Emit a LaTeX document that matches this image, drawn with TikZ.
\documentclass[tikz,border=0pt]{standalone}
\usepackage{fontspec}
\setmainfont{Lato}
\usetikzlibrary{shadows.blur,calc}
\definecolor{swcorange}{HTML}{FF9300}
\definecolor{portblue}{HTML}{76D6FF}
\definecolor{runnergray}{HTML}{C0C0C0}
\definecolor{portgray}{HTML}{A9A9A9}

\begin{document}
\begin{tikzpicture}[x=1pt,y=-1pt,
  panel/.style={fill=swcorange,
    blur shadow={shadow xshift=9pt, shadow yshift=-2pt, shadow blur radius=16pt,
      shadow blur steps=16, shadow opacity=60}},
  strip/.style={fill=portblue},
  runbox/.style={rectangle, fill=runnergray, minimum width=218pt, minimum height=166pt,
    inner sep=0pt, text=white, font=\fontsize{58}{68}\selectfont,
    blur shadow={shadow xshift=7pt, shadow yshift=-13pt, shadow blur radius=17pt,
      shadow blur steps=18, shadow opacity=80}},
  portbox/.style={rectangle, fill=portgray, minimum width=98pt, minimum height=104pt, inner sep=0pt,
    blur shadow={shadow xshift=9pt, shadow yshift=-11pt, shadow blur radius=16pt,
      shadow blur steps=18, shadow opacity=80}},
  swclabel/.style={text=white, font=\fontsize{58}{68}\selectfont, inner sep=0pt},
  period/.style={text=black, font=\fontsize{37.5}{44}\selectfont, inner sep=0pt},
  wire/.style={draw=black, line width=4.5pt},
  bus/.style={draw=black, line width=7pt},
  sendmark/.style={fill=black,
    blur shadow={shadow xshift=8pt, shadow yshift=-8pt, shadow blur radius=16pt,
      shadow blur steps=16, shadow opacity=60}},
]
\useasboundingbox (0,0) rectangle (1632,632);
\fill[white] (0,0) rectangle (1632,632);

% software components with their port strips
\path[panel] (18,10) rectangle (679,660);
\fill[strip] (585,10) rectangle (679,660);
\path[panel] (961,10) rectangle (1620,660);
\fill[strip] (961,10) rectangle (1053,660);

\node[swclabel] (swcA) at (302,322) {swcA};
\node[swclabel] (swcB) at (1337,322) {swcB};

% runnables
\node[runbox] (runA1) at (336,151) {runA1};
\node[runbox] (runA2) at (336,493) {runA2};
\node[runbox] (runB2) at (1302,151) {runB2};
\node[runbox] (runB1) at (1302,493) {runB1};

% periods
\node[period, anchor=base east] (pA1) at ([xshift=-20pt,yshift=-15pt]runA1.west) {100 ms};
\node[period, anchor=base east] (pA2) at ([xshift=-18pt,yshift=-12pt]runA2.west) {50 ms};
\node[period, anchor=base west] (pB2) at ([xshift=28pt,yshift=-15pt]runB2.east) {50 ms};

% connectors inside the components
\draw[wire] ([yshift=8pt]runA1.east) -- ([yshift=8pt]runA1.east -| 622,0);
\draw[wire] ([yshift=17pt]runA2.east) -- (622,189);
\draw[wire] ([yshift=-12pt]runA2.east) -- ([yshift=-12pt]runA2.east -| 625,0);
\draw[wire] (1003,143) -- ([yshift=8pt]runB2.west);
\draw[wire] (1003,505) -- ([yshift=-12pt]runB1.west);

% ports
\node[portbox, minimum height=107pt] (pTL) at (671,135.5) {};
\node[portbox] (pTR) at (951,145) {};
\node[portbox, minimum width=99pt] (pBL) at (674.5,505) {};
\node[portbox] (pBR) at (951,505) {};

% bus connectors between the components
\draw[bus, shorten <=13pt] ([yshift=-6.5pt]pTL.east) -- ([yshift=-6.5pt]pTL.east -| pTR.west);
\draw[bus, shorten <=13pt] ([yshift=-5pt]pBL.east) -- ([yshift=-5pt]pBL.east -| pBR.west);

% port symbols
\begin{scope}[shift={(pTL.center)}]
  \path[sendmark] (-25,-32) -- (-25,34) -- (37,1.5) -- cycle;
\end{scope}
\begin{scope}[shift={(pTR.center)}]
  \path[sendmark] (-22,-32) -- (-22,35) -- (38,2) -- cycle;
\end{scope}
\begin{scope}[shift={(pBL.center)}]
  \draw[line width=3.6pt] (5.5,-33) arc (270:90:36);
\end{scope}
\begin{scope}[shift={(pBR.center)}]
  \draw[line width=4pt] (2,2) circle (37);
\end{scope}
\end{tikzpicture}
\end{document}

---

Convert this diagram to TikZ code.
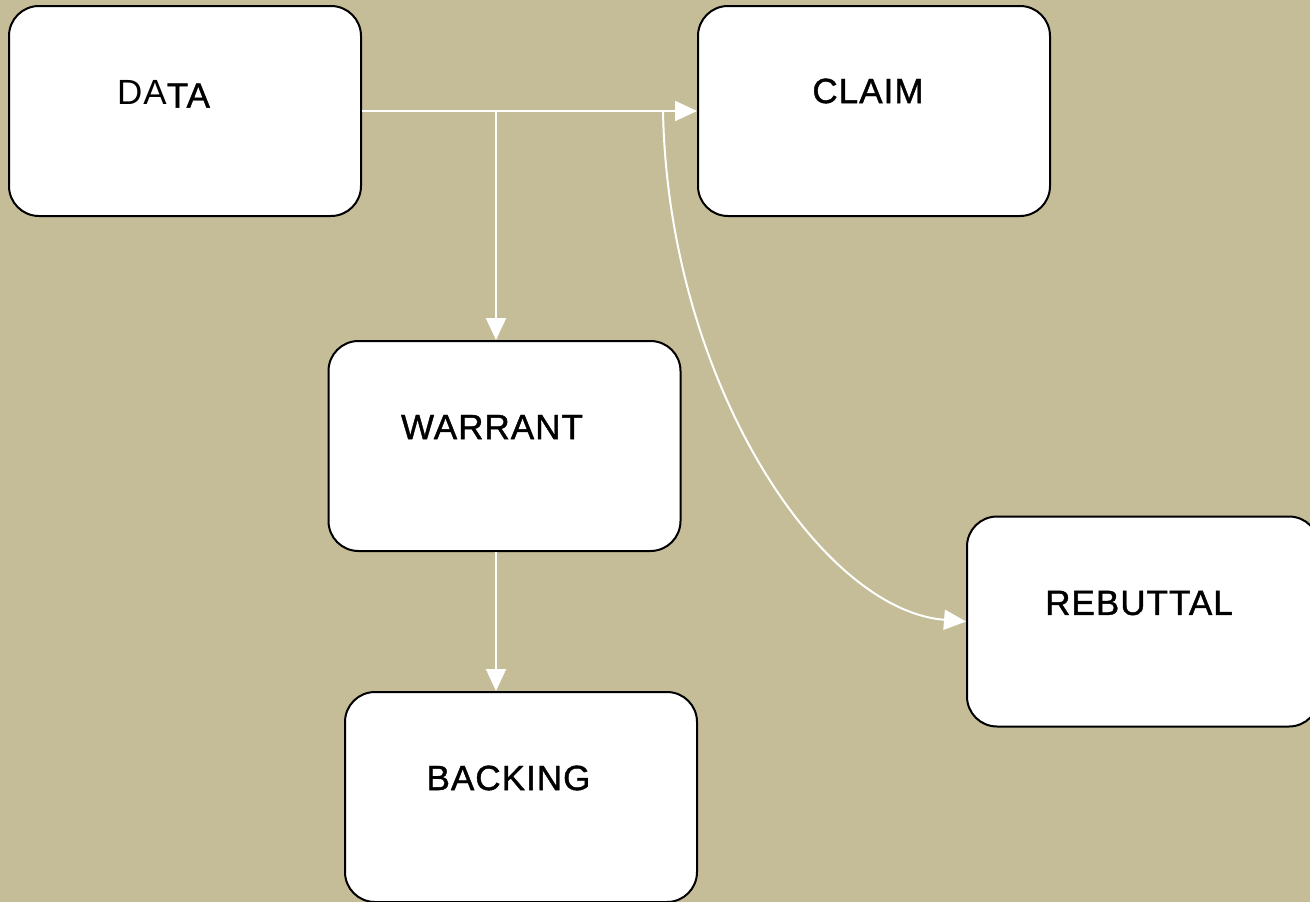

* What is being asked: Extract every line of the records above that contains the word "this".

* Final result:
Emit a LaTeX document that matches this image, drawn with TikZ.
Convert this diagram to TikZ code.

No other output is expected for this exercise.